A series of exhibitions is planned that reflects within four constellations possible connections between past, present, and future. All four constellations are open arrangements between exhibition, archive and workshop. They are essentially characterized by viewing, searching, questioning, gaps, the unexpected, the preliminary and new questions.
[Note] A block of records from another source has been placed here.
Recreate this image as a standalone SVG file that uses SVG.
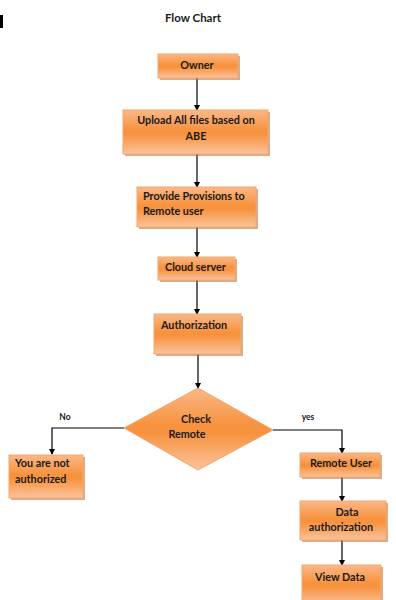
<svg xmlns="http://www.w3.org/2000/svg" width="396" height="600" viewBox="0 0 396 600">
<style>
.box{fill:url(#og);stroke:#f5a66a;stroke-width:1}
.shadow{fill:#b86a30;opacity:0.55}
.t{font-family:Lato,"Liberation Sans",sans-serif;font-weight:bold;font-size:10.8px;fill:#1a1a1a}
.c{text-anchor:middle}
.lbl{font-family:Lato,"Liberation Sans",sans-serif;font-weight:bold;font-size:8.5px;fill:#1a1a1a}
.ln{fill:none;stroke:#000;stroke-width:1.2}
</style>
<defs>
<linearGradient id="og" x1="0" y1="0" x2="0" y2="1">
<stop offset="0" stop-color="#f9b889"/>
<stop offset="0.45" stop-color="#f7933f"/>
<stop offset="0.55" stop-color="#f7933f"/>
<stop offset="1" stop-color="#fbc39c"/>
</linearGradient>
<marker id="ah" markerWidth="6" markerHeight="6" refX="5" refY="3" orient="auto" markerUnits="userSpaceOnUse">
<path d="M0,0 L6,3 L0,6 Z" fill="#000"/>
</marker>
</defs>
<rect width="396" height="600" fill="#fff"/>
<rect x="0" y="15" width="3" height="13" fill="#000"/>
<text x="193" y="22" class="t c" style="font-size:11.5px">Flow Chart</text>

<g id="connectors">
<line class="ln" x1="197" y1="78" x2="197" y2="110" marker-end="url(#ah)"/>
<line class="ln" x1="197" y1="154" x2="197" y2="187" marker-end="url(#ah)"/>
<line class="ln" x1="197" y1="227" x2="197" y2="257" marker-end="url(#ah)"/>
<line class="ln" x1="197" y1="280" x2="197" y2="314" marker-end="url(#ah)"/>
<line class="ln" x1="198" y1="354" x2="198" y2="388" marker-end="url(#ah)"/>
<polyline class="ln" points="124,428 52,428 52,454" marker-end="url(#ah)"/>
<polyline class="ln" points="273,430 342,430 342,453" marker-end="url(#ah)"/>
<line class="ln" x1="342" y1="477" x2="342" y2="501" marker-end="url(#ah)"/>
<line class="ln" x1="342" y1="540" x2="342" y2="565" marker-end="url(#ah)"/>
<text x="65" y="420" class="lbl c">No</text>
<text x="308" y="420" class="lbl c">yes</text>
</g>

<g id="owner">
<rect class="shadow" x="160" y="56" width="80" height="24"/>
<rect class="box" x="158" y="54" width="80" height="24"/>
<text x="197" y="69" class="t c">Owner</text>
</g>

<g id="upload">
<rect class="shadow" x="125" y="112" width="145" height="44"/>
<rect class="box" x="123" y="110" width="145" height="44"/>
<text x="196" y="124" class="t c">Upload All files based on</text>
<text x="196" y="140" class="t c">ABE</text>
</g>

<g id="provide">
<rect class="shadow" x="139" y="189" width="119" height="40"/>
<rect class="box" x="137" y="187" width="119" height="40"/>
<text x="143" y="200" class="t">Provide Provisions to</text>
<text x="143" y="215" class="t">Remote user</text>
</g>

<g id="cloud">
<rect class="shadow" x="160" y="259" width="77" height="23"/>
<rect class="box" x="158" y="257" width="77" height="23"/>
<text x="165" y="271" class="t">Cloud server</text>
</g>

<g id="authorization">
<rect class="shadow" x="156" y="316" width="87" height="40"/>
<rect class="box" x="154" y="314" width="87" height="40"/>
<text x="161" y="329" class="t">Authorization</text>
</g>

<g id="check">
<polygon class="box" points="198,388 273,430 198,470 124,428"/>
<text x="196" y="423" class="t c">Check</text>
<text x="187" y="438" class="t c">Remote</text>
</g>

<g id="not-authorized">
<rect class="shadow" x="11" y="457" width="74" height="43"/>
<rect class="box" x="9" y="455" width="74" height="43"/>
<text x="15" y="467" class="t">You are not</text>
<text x="15" y="483" class="t">authorized</text>
</g>

<g id="remote-user">
<rect class="shadow" x="302" y="455" width="80" height="24"/>
<rect class="box" x="300" y="453" width="80" height="24"/>
<text x="341" y="467" class="t c">Remote User</text>
</g>

<g id="data-auth">
<rect class="shadow" x="302" y="503" width="86" height="39"/>
<rect class="box" x="300" y="501" width="86" height="39"/>
<text x="347" y="516" class="t c">Data</text>
<text x="341" y="531" class="t c">authorization</text>
</g>

<g id="view-data">
<rect class="shadow" x="304" y="567" width="79" height="40"/>
<rect class="box" x="302" y="565" width="79" height="40"/>
<text x="340" y="581" class="t c">View Data</text>
</g>
</svg>
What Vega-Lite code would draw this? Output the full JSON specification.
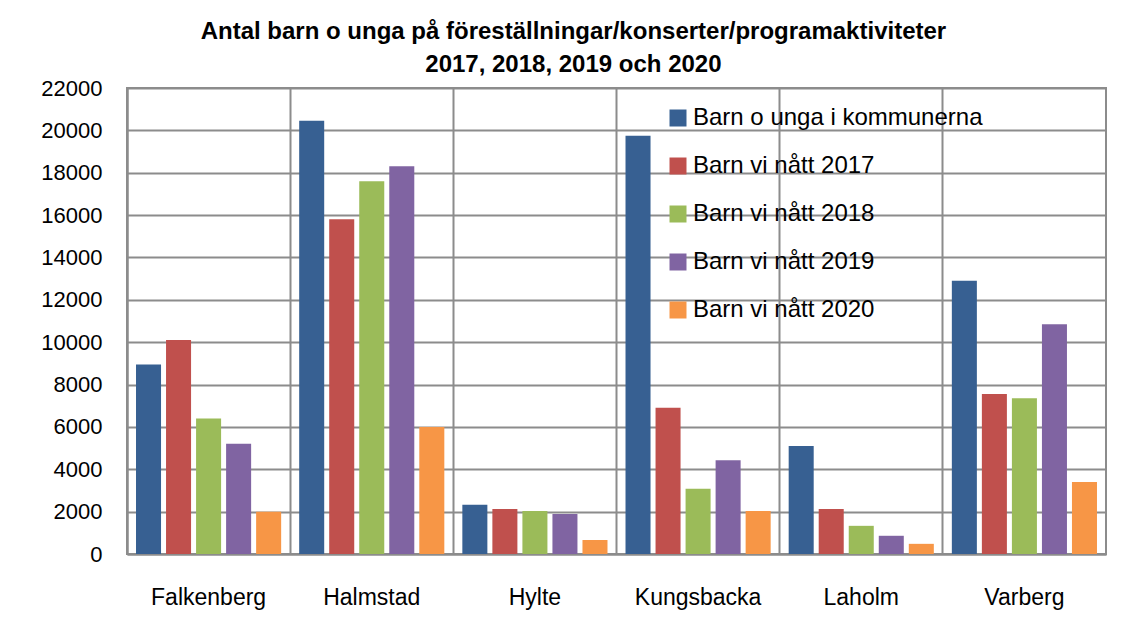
{
  "$schema": "https://vega.github.io/schema/vega-lite/v6.json",
  "autosize": "none",
  "width": 979,
  "height": 466,
  "padding": {"left": 127, "top": 88, "right": 20, "bottom": 74},
  "background": "white",
  "title": {
    "text": ["Antal barn o unga på föreställningar/konserter/programaktiviteter", "2017, 2018, 2019 och 2020"],
    "anchor": "middle",
    "frame": "bounds",
    "font": "Liberation Sans",
    "fontSize": 24,
    "fontWeight": "bold",
    "lineHeight": 33,
    "color": "black",
    "offset": 0
  },
  "data": {
    "values": [
      {"kommun": "Falkenberg", "serie": "Barn o unga i kommunerna", "antal": 8950},
      {"kommun": "Falkenberg", "serie": "Barn vi nått 2017", "antal": 10100},
      {"kommun": "Falkenberg", "serie": "Barn vi nått 2018", "antal": 6400},
      {"kommun": "Falkenberg", "serie": "Barn vi nått 2019", "antal": 5200},
      {"kommun": "Falkenberg", "serie": "Barn vi nått 2020", "antal": 2000},
      {"kommun": "Halmstad", "serie": "Barn o unga i kommunerna", "antal": 20450},
      {"kommun": "Halmstad", "serie": "Barn vi nått 2017", "antal": 15800},
      {"kommun": "Halmstad", "serie": "Barn vi nått 2018", "antal": 17600},
      {"kommun": "Halmstad", "serie": "Barn vi nått 2019", "antal": 18300},
      {"kommun": "Halmstad", "serie": "Barn vi nått 2020", "antal": 6000},
      {"kommun": "Hylte", "serie": "Barn o unga i kommunerna", "antal": 2320},
      {"kommun": "Hylte", "serie": "Barn vi nått 2017", "antal": 2130},
      {"kommun": "Hylte", "serie": "Barn vi nått 2018", "antal": 2030},
      {"kommun": "Hylte", "serie": "Barn vi nått 2019", "antal": 1890},
      {"kommun": "Hylte", "serie": "Barn vi nått 2020", "antal": 660},
      {"kommun": "Kungsbacka", "serie": "Barn o unga i kommunerna", "antal": 19750},
      {"kommun": "Kungsbacka", "serie": "Barn vi nått 2017", "antal": 6900},
      {"kommun": "Kungsbacka", "serie": "Barn vi nått 2018", "antal": 3080},
      {"kommun": "Kungsbacka", "serie": "Barn vi nått 2019", "antal": 4430},
      {"kommun": "Kungsbacka", "serie": "Barn vi nått 2020", "antal": 2030},
      {"kommun": "Laholm", "serie": "Barn o unga i kommunerna", "antal": 5100},
      {"kommun": "Laholm", "serie": "Barn vi nått 2017", "antal": 2130},
      {"kommun": "Laholm", "serie": "Barn vi nått 2018", "antal": 1330},
      {"kommun": "Laholm", "serie": "Barn vi nått 2019", "antal": 860},
      {"kommun": "Laholm", "serie": "Barn vi nått 2020", "antal": 480},
      {"kommun": "Varberg", "serie": "Barn o unga i kommunerna", "antal": 12900},
      {"kommun": "Varberg", "serie": "Barn vi nått 2017", "antal": 7550},
      {"kommun": "Varberg", "serie": "Barn vi nått 2018", "antal": 7350},
      {"kommun": "Varberg", "serie": "Barn vi nått 2019", "antal": 10850},
      {"kommun": "Varberg", "serie": "Barn vi nått 2020", "antal": 3400}
    ]
  },
  "mark": {"type": "bar"},
  "encoding": {
    "x": {
      "field": "kommun",
      "type": "nominal",
      "sort": null,
      "scale": {"paddingInner": 0, "paddingOuter": 0},
      "axis": {
        "title": null,
        "labelAngle": 0,
        "labelFont": "Liberation Sans",
        "labelFontSize": 23,
        "labelColor": "black",
        "labelPadding": 32,
        "ticks": false,
        "domainColor": "#8c8c8c",
        "domainWidth": 2,
        "grid": true,
        "bandPosition": 0,
        "gridColor": "#8c8c8c",
        "gridWidth": 2
      }
    },
    "xOffset": {
      "field": "serie",
      "type": "nominal",
      "sort": null,
      "scale": {"paddingInner": 0.1667, "paddingOuter": 0.3}
    },
    "y": {
      "field": "antal",
      "type": "quantitative",
      "scale": {"domain": [0, 22000], "nice": false},
      "axis": {
        "title": null,
        "values": [0, 2000, 4000, 6000, 8000, 10000, 12000, 14000, 16000, 18000, 20000, 22000],
        "format": "d",
        "labelFont": "Liberation Sans",
        "labelFontSize": 22,
        "labelColor": "black",
        "labelPadding": 25,
        "ticks": false,
        "domainColor": "#8c8c8c",
        "domainWidth": 2,
        "gridColor": "#8c8c8c",
        "gridWidth": 2
      }
    },
    "color": {
      "field": "serie",
      "type": "nominal",
      "scale": {
        "domain": ["Barn o unga i kommunerna", "Barn vi nått 2017", "Barn vi nått 2018", "Barn vi nått 2019", "Barn vi nått 2020"],
        "range": ["#376092", "#C0504D", "#9BBB59", "#8064A2", "#F79646"]
      },
      "legend": {
        "title": null,
        "orient": "none",
        "legendX": 539,
        "legendY": 18,
        "symbolType": "square",
        "symbolSize": 289,
        "symbolStrokeWidth": 0,
        "labelFont": "Liberation Sans",
        "labelFontSize": 24,
        "labelColor": "black",
        "labelOffset": 3,
        "rowPadding": 24,
        "labelLimit": 450
      }
    }
  },
  "config": {
    "view": {"stroke": "#8c8c8c", "strokeWidth": 2}
  }
}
The starting point of the first constellation is an initial selection of clusters of people, topics and questions with which the WKV opens its research trip. Founding members such as the merchant, bank director and self-proclaimed art dilettante Gottlob Heinrich Rapp, the publisher Johann Friedrich Cotta (also known as the “Bonaparte of the book trade”) and the lawyer August Friedrich Köstlin (Ulrike Meinhof's great-great-great-uncle) are examined. They stand for the newly emerging type of self-confident, educated and propertied citizen who climbed the social ladder by trading, holding political office and engaging in art and culture: a type that the artist Luise Duttenhofer ironically comments on in her papercuts.
At that time, artists were emancipating themselves from courtly patrons, although the new freedom of art was immediately accompanied by its restriction through censorship and its dependence on new groups of buyers. The function of the first Kunstvereine was to mediate between art, artists, and an art audience and art market that was only just emerging. A lottery system was central to this: members acquired shares, which were used to buy works by “patriotic” artists, and these were distributed among the members by lot.
Another focus of this first constellation concerns the question of the entanglements and continuities between colonialism, nationalism/national socialism and modernity –and how these are also reflected in the positions and protagonists of the WKV.
Alongside this critical look at the history of the WKV, the exhibition also highlights moments and attitudes of resistance. In their long history, Kunstvereine have been able to establish themselves as spaces for art much more strongly than municipal or state institutions: a role and responsibility that needs to be explored and negotiated again and again.